British Columbia

'For Better or For Worse' creator says successful comic strip was 'cathartic'

Lynn Johnston took questions about her successful comic strip at Vancouver's Comic Arts Festival.

'If I couldn't laugh about life, I don't know what I'do,' says Lynn Johnston

Canadian Lynn Johnston began the popular comic strip 'For Better or For Worse' in 1979 and continued drawing it for over 30 years. (Facebook.com/lynnjohnstonproductions)

For those who read the comic strip For Better or For Worse, it was like keeping up with a second family — one that creator Lynn Johnston said mirrored her own family's life when she started the strip in 1979.

While the characters Elly, Michael, John and Elizabeth Patterson were initially going to stay the same age (and they did for the first three years of the comic strip), Johnston made the unusual decision to let her characters age as if they were real people.

"As my own children aged it was exciting to hear their new vocabulary and see their relationships with friends and banter with them, they became people, and I couldn't let that material go," said Johnston, who gave a Q&A at Vancouver's Comic Arts Festival on May 21.

Three years into drawing her strip, Lynn Johnston decided to make her characters age. Those who were children when she started, ended up having children of their own. (Facebook.com/lynnjohnstonproductions)
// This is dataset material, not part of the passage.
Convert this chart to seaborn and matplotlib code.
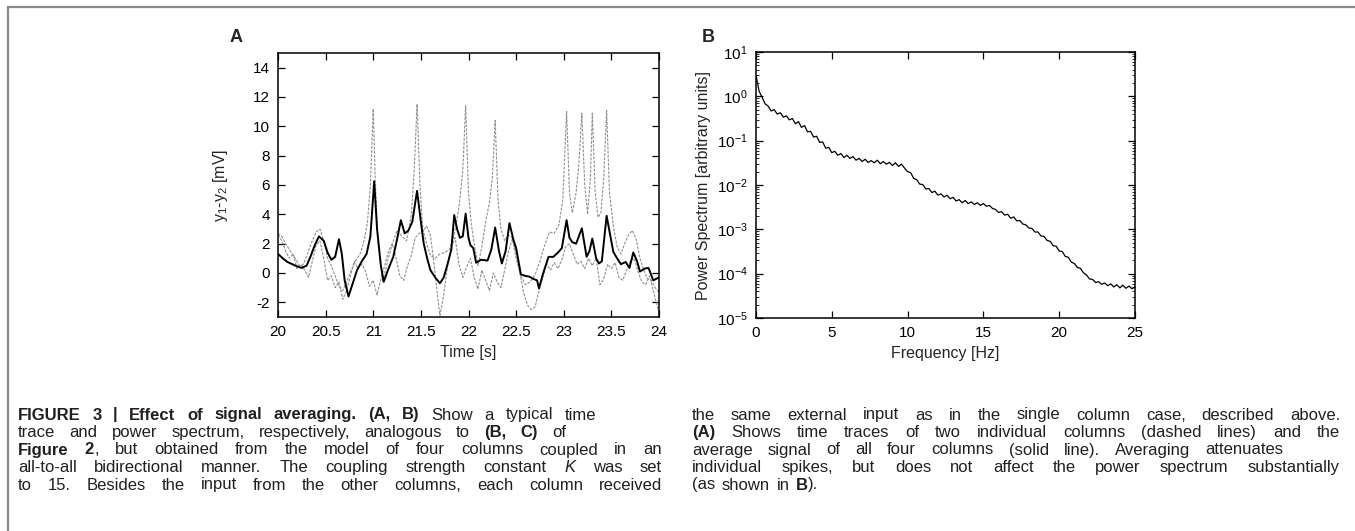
import numpy as np
import pandas as pd
import seaborn as sns
import matplotlib
matplotlib.use('Agg')
import matplotlib.pyplot as plt
from matplotlib import font_manager
from matplotlib.lines import Line2D
from matplotlib.ticker import LogLocator, NullFormatter, FixedLocator

## DATA ##
# panel A: average of the four columns (solid line)
t_avg = [20.00, 20.05, 20.10, 20.15, 20.20, 20.25, 20.30, 20.34, 20.38, 20.43, 20.48, 20.52, 20.56, 20.60,
         20.64, 20.67, 20.70, 20.74, 20.78, 20.83, 20.88, 20.93, 20.97, 21.01, 21.04, 21.08, 21.11, 21.16,
         21.21, 21.25, 21.29, 21.33, 21.37, 21.41, 21.46, 21.50, 21.53, 21.57, 21.60, 21.65, 21.70, 21.74,
         21.78, 21.82, 21.85, 21.88, 21.91, 21.94, 21.97, 22.00, 22.02, 22.05, 22.08, 22.13, 22.20, 22.24,
         22.28, 22.32, 22.35, 22.39, 22.43, 22.47, 22.50, 22.55, 22.60, 22.64, 22.68, 22.72, 22.74, 22.78,
         22.84, 22.89, 22.94, 22.98, 23.03, 23.06, 23.09, 23.13, 23.19, 23.24, 23.27, 23.30, 23.34, 23.37,
         23.40, 23.45, 23.49, 23.52, 23.56, 23.60, 23.65, 23.69, 23.73, 23.77, 23.80, 23.85, 23.89, 23.94,
         24.00]
v_avg = [1.3, 1.0, 0.75, 0.6, 0.45, 0.35, 0.5, 1.1, 1.8, 2.5, 2.2, 1.4, 0.9, 1.1,
         2.3, 1.3, -0.5, -1.6, -0.8, 0.2, 0.8, 1.3, 2.5, 6.25, 3.0, 0.5, -0.6, 0.3,
         1.1, 2.3, 3.6, 2.7, 2.9, 3.5, 5.6, 3.5, 2.0, 0.9, 0.2, -0.3, -0.7, -0.3,
         0.6, 1.6, 3.95, 3.0, 2.4, 2.5, 4.05, 2.4, 1.9, 1.7, 0.7, 0.9, 0.85, 1.6,
         3.1, 1.5, 0.65, 1.5, 3.4, 2.3, 1.7, -0.1, -0.2, -0.25, -0.4, -0.5, -1.05, -0.1,
         1.1, 1.1, 1.4, 1.7, 3.6, 2.4, 2.1, 2.0, 3.05, 1.1, 1.5, 2.35, 1.0, 0.65,
         0.8, 3.9, 2.5, 1.45, 1.0, 0.6, 0.75, 0.35, 1.4, 0.8, 0.1, 0.3, 0.35, -0.5,
         -0.3]

# panel A: single column 1 (dashed, spiking)
t_col1 = [20.00, 20.04, 20.08, 20.12, 20.16, 20.20, 20.24, 20.28, 20.32, 20.36, 20.40, 20.44, 20.48, 20.52,
          20.56, 20.60, 20.64, 20.68, 20.72, 20.77, 20.82, 20.87, 20.91, 20.94, 20.97, 21.00, 21.02, 21.05,
          21.10, 21.15, 21.20, 21.25, 21.30, 21.35, 21.40, 21.43, 21.46, 21.49, 21.52, 21.56, 21.60, 21.65,
          21.70, 21.75, 21.80, 21.85, 21.90, 21.94, 21.97, 22.00, 22.03, 22.06, 22.10, 22.14, 22.18, 22.22,
          22.25, 22.28, 22.31, 22.34, 22.38, 22.42, 22.46, 22.50, 22.55, 22.60, 22.65, 22.70, 22.75, 22.80,
          22.85, 22.90, 22.95, 22.99, 23.03, 23.06, 23.09, 23.13, 23.16, 23.19, 23.22, 23.25, 23.28, 23.30,
          23.33, 23.36, 23.39, 23.42, 23.45, 23.48, 23.52, 23.56, 23.60, 23.64, 23.68, 23.72, 23.76, 23.80,
          23.84, 23.88, 23.92, 23.96, 24.00]
v_col1 = [2.7, 2.5, 2.0, 1.6, 1.2, 0.8, 0.3, 0.8, 1.5, 2.2, 2.8, 3.0, 2.2, 1.0,
          0.5, -0.2, -0.9, -1.2, -0.6, 0.2, 0.9, 1.4, 2.4, 3.5, 6.0, 11.2, 6.5, 2.0,
          -0.6, 0.8, 2.0, 2.9, 2.5, 2.2, 4.0, 7.0, 11.5, 6.0, 3.0, 2.0, 1.2, 1.0,
          1.3, 1.4, 1.6, 2.6, 4.5, 7.0, 11.4, 5.5, 3.3, 2.0, 0.5, 1.8, 3.5, 4.8,
          6.5, 10.4, 5.0, 3.0, 2.2, 2.6, 2.4, 1.0, -0.2, -0.8, -0.6, -0.1, 0.8, 1.9,
          2.8, 2.7, 3.3, 5.0, 11.0, 5.5, 4.1, 5.5, 7.5, 10.9, 6.0, 4.0, 6.5, 10.9,
          5.5, 3.8, 4.1, 6.5, 11.1, 5.5, 3.2, 1.8, 1.3, 2.0, 2.6, 2.9, 2.3, 1.0,
          0.2, -0.4, -0.5, -1.0, -1.3]

# panel A: single column 2 (dashed, no spikes)
t_col2 = [20.00, 20.04, 20.08, 20.12, 20.16, 20.20, 20.24, 20.28, 20.32, 20.36, 20.40, 20.44, 20.48, 20.52,
          20.56, 20.60, 20.64, 20.68, 20.72, 20.76, 20.80, 20.84, 20.88, 20.92, 20.96, 21.00, 21.04, 21.08,
          21.12, 21.16, 21.20, 21.24, 21.28, 21.32, 21.36, 21.40, 21.44, 21.48, 21.52, 21.56, 21.60, 21.64,
          21.68, 21.70, 21.74, 21.78, 21.82, 21.86, 21.90, 21.94, 21.98, 22.02, 22.06, 22.10, 22.14, 22.18,
          22.22, 22.26, 22.30, 22.34, 22.38, 22.42, 22.46, 22.50, 22.54, 22.58, 22.62, 22.66, 22.70, 22.74,
          22.78, 22.82, 22.86, 22.90, 22.94, 22.98, 23.02, 23.06, 23.10, 23.14, 23.18, 23.22, 23.26, 23.30,
          23.34, 23.38, 23.42, 23.46, 23.50, 23.54, 23.58, 23.62, 23.66, 23.70, 23.74, 23.78, 23.82, 23.86,
          23.90, 23.94, 23.98, 24.00]
v_col2 = [2.6, 2.2, 1.5, 1.0, 1.3, 0.3, 0.6, 0.2, -0.3, 0.8, 1.9, 2.2, 1.0, -0.5,
          -0.2, -1.0, -0.6, -1.8, -1.2, -0.2, 0.8, 0.3, 0.6, 0.1, -0.9, -0.5, -1.5, -0.4,
          0.5, 1.5, 2.0, 1.0, -0.2, -0.5, 0.5, 1.2, 2.4, 2.7, 2.8, 3.2, 2.6, 0.5,
          -1.8, -2.9, -1.5, 0.5, 1.8, 2.4, 0.6, -0.3, 0.4, 1.0, -0.3, -1.1, 0.2, -0.5,
          -1.2, 0.0, -0.6, -1.0, 0.2, 1.5, 2.3, 1.4, 0.0, -1.4, -2.2, -2.5, -2.3, -1.2,
          -0.3, 0.6, 0.2, 0.7, 0.3, 0.9, 1.8, 2.0, 1.3, 0.6, 0.8, 0.3, 1.0, 0.5,
          1.0, -0.8, -0.4, 0.6, 0.3, 0.7, -0.3, -0.5, 0.2, 0.8, 1.0, 0.1, -0.6, -0.8,
          -0.2, -1.2, -2.2, -2.8]

# panel B: power spectrum, log10 values, 0 to 25 Hz in 0.2 Hz steps
spec_log10 = [0.48, 0.12, -0.02, -0.17, -0.22, -0.33, -0.30, -0.40, -0.37, -0.47,
              -0.44, -0.53, -0.50, -0.62, -0.57, -0.70, -0.66, -0.80, -0.79, -0.92,
              -0.90, -1.04, -1.03, -1.17, -1.15, -1.27, -1.24, -1.33, -1.29, -1.38,
              -1.33, -1.40, -1.36, -1.44, -1.40, -1.47, -1.42, -1.49, -1.45, -1.50,
              -1.44, -1.52, -1.47, -1.53, -1.49, -1.56, -1.50, -1.58, -1.53, -1.62,
              -1.70, -1.72, -1.85, -1.88, -1.98, -1.99, -2.09, -2.08, -2.17, -2.14,
              -2.23, -2.20, -2.27, -2.23, -2.31, -2.28, -2.36, -2.33, -2.40, -2.35,
              -2.42, -2.38, -2.44, -2.40, -2.46, -2.42, -2.48, -2.46, -2.53, -2.55,
              -2.62, -2.60, -2.68, -2.66, -2.75, -2.72, -2.81, -2.80, -2.88, -2.90,
              -2.97, -2.98, -3.06, -3.06, -3.15, -3.16, -3.25, -3.27, -3.37, -3.38,
              -3.49, -3.50, -3.61, -3.63, -3.74, -3.77, -3.86, -3.88, -3.98, -4.03,
              -4.12, -4.13, -4.20, -4.18, -4.24, -4.21, -4.27, -4.23, -4.30, -4.25,
              -4.32, -4.26, -4.33, -4.28, -4.34, -4.30]
freq = np.linspace(0, 25, len(spec_log10))

time_ticks = [20, 20.5, 21, 21.5, 22, 22.5, 23, 23.5, 24]
time_labels = ['20', '20.5', '21', '21.5', '22', '22.5', '23', '23.5', '24']
volt_ticks = [-2, 0, 2, 4, 6, 8, 10, 12, 14]
freq_ticks = [0, 5, 10, 15, 20, 25]

caption_left = [
    '**FIGURE 3 | Effect of signal averaging. (A, B)** Show a typical time',
    'trace and power spectrum, respectively, analogous to **(B, C)** of',
    '**Figure 2**, but obtained from the model of four columns coupled in an',
    'all-to-all bidirectional manner. The coupling strength constant _K_ was set',
    'to 15. Besides the input from the other columns, each column received',
]
caption_right = [
    'the same external input as in the single column case, described above.',
    '**(A)** Shows time traces of two individual columns (dashed lines) and the',
    'average signal of all four columns (solid line). Averaging attenuates',
    'individual spikes, but does not affect the power spectrum substantially',
    '(as shown in **B**).',
]

## STYLE ##
sns.set_style('ticks')
names = {f.name for f in font_manager.fontManager.ttflist}
cap_family = 'Liberation Sans Narrow' if 'Liberation Sans Narrow' in names else 'Liberation Sans'
plt.rcParams['font.family'] = ['Liberation Sans', 'DejaVu Sans']
plt.rcParams['mathtext.fontset'] = 'custom'
plt.rcParams['mathtext.rm'] = 'Liberation Sans'
plt.rcParams['mathtext.it'] = 'Liberation Sans:italic'
plt.rcParams['axes.linewidth'] = 1.1
plt.rcParams['axes.edgecolor'] = 'black'

W, H = 1355, 531
fig = plt.figure(figsize=(W / 100, H / 100), dpi=100)


def px_box(x0, y0, x1, y1):
    return [x0 / W, 1 - y1 / H, (x1 - x0) / W, (y1 - y0) / H]


def gnuplot_ticks(ax):
    ax.tick_params(axis='both', which='major', direction='in', length=5, width=0.9,
                   top=True, right=True, labelsize=11, colors='black', pad=6)
    ax.tick_params(axis='both', which='minor', direction='in', length=2.5, width=0.7,
                   top=True, right=True)


## PANEL A ##
ax1 = fig.add_axes(px_box(278, 53, 659, 317))
dfa = pd.DataFrame({'t': t_avg, 'v': v_avg})
dfc1 = pd.DataFrame({'t': t_col1, 'v': v_col1})
dfc2 = pd.DataFrame({'t': t_col2, 'v': v_col2})
sns.lineplot(data=dfc2, x='t', y='v', ax=ax1, color='#909090', lw=0.8, linestyle=(0, (2.5, 1.2)), estimator=None)
sns.lineplot(data=dfc1, x='t', y='v', ax=ax1, color='#909090', lw=0.8, linestyle=(0, (2.5, 1.2)), estimator=None)
sns.lineplot(data=dfa, x='t', y='v', ax=ax1, color='black', lw=1.4, estimator=None)
ax1.set_xlim(20, 24)
ax1.set_ylim(-3, 15)
ax1.set_xticks(time_ticks)
ax1.set_xticklabels(time_labels)
ax1.set_yticks(volt_ticks)
ax1.set_yticklabels([str(v) for v in volt_ticks])
ax1.set_xlabel('Time [s]', fontsize=11.5)
ax1.set_ylabel(r'y$_1$-y$_2$ [mV]', fontsize=11.5)
ax1.yaxis.set_label_coords(-0.125, 0.5)
gnuplot_ticks(ax1)

## PANEL B ##
ax2 = fig.add_axes(px_box(756, 52, 1135, 318))
dfs = pd.DataFrame({'f': freq, 'p': 10.0 ** np.array(spec_log10)})
sns.lineplot(data=dfs, x='f', y='p', ax=ax2, color='black', lw=0.9, estimator=None)
ax2.set_yscale('log')
ax2.set_xlim(0, 25)
ax2.set_ylim(1e-5, 1e1)
ax2.set_xticks(freq_ticks)
ax2.yaxis.set_major_locator(FixedLocator([1e-5, 1e-4, 1e-3, 1e-2, 1e-1, 1e0, 1e1]))
ax2.yaxis.set_minor_locator(LogLocator(base=10, subs=np.arange(2, 10), numticks=20))
ax2.yaxis.set_minor_formatter(NullFormatter())
ax2.set_xlabel('Frequency [Hz]', fontsize=11.5)
ax2.set_ylabel('Power Spectrum [arbitrary units]', fontsize=11.5)
ax2.yaxis.set_label_coords(-0.12, 0.5)
gnuplot_ticks(ax2)

fig.text(230 / W, 1 - 37 / H, 'A', fontsize=13, fontweight='bold', ha='left', va='center')
fig.text(702 / W, 1 - 37 / H, 'B', fontsize=13, fontweight='bold', ha='left', va='center')

# frame of the page
fig.add_artist(Line2D([8 / W, 1], [1 - 7 / H, 1 - 7 / H], color='#8a8a8a', lw=1.6))
fig.add_artist(Line2D([8 / W, 8 / W], [0, 1 - 7 / H], color='#8a8a8a', lw=1.6))


## CAPTION ##
def parse(line):
    words = []
    bold = False
    ital = False
    for raw in line.split(' '):
        pieces = []
        buf = ''
        i = 0
        while i < len(raw):
            if raw.startswith('**', i):
                if buf:
                    pieces.append((buf, bold, ital))
                    buf = ''
                bold = not bold
                i += 2
            elif raw[i] == '_':
                if buf:
                    pieces.append((buf, bold, ital))
                    buf = ''
                ital = not ital
                i += 1
            else:
                buf += raw[i]
                i += 1
        if buf:
            pieces.append((buf, bold, ital))
        words.append(pieces)
    return words


renderer = fig.canvas.get_renderer()
cap_fs = 12


def caption_line(line, x0, x1, y):
    # x1 = None -> natural spacing, else words spread from x0 to x1
    words = parse(line)
    placed = []
    for pieces in words:
        arts = []
        for txt, b, it in pieces:
            a = fig.text(0, 1 - (y + 4.5) / H, txt, fontsize=cap_fs, family=cap_family,
                         fontweight='bold' if b else 'normal',
                         fontstyle='italic' if it else 'normal',
                         ha='left', va='baseline', color='#231f20')
            arts.append((a, a.get_window_extent(renderer).width))
        placed.append(arts)
    widths = [sum(w for _, w in arts) for arts in placed]
    if x1 is not None:
        gap = (x1 - x0 - sum(widths)) / (len(placed) - 1)
    else:
        gap = 6.5
    x = x0
    for arts, wsum in zip(placed, widths):
        xx = x
        for a, w in arts:
            a.set_x(xx / W)
            xx += w
        x += wsum + gap


cap_y = [415, 432.5, 450, 467.5, 485]
left_end = [596, 566, 662, 662, 662]
right_end = [1340, 1340, 1283, 1340, None]
for line, y, e in zip(caption_left, cap_y, left_end):
    caption_line(line, 18, e, y)
for line, y, e in zip(caption_right, cap_y, right_end):
    caption_line(line, 692, e, y)

fig.savefig('out.png', dpi=100)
Over the 30 years that the comic ran, it gathered a loyal following and no shortage of recognition from the cartoon world.

Johnston was inducted in the Canadian Cartoonist Hall of Fame, was shortlisted for a Pulitzer prize, and won the prestigious comic strip prize the Reuben Award.

Doug Savage, a Vancouver cartoonist who moderated the Q&A, said that Johnston had a "groundbreaking career."

"She did things that people didn't think you could do with a comic. One of the best ways to get through life is to laugh at it, and I think she captured that perfectly in the strip," said Savage, who draws the strip Savage Chickens.

Johnston said humour was definitely an important element: "If I couldn't laugh about life, I don't know what I'd do, and the fun of the strip was knowing that other people were laughing along with me."

"I would get letters from people saying, 'I felt exactly that way today, thank you for saying that', so it was cathartic and it allowed me to vent and make a lot of friends."

Though Johnston stopped drawing the strip in 2008, For Better or For Worse is still being reprinted.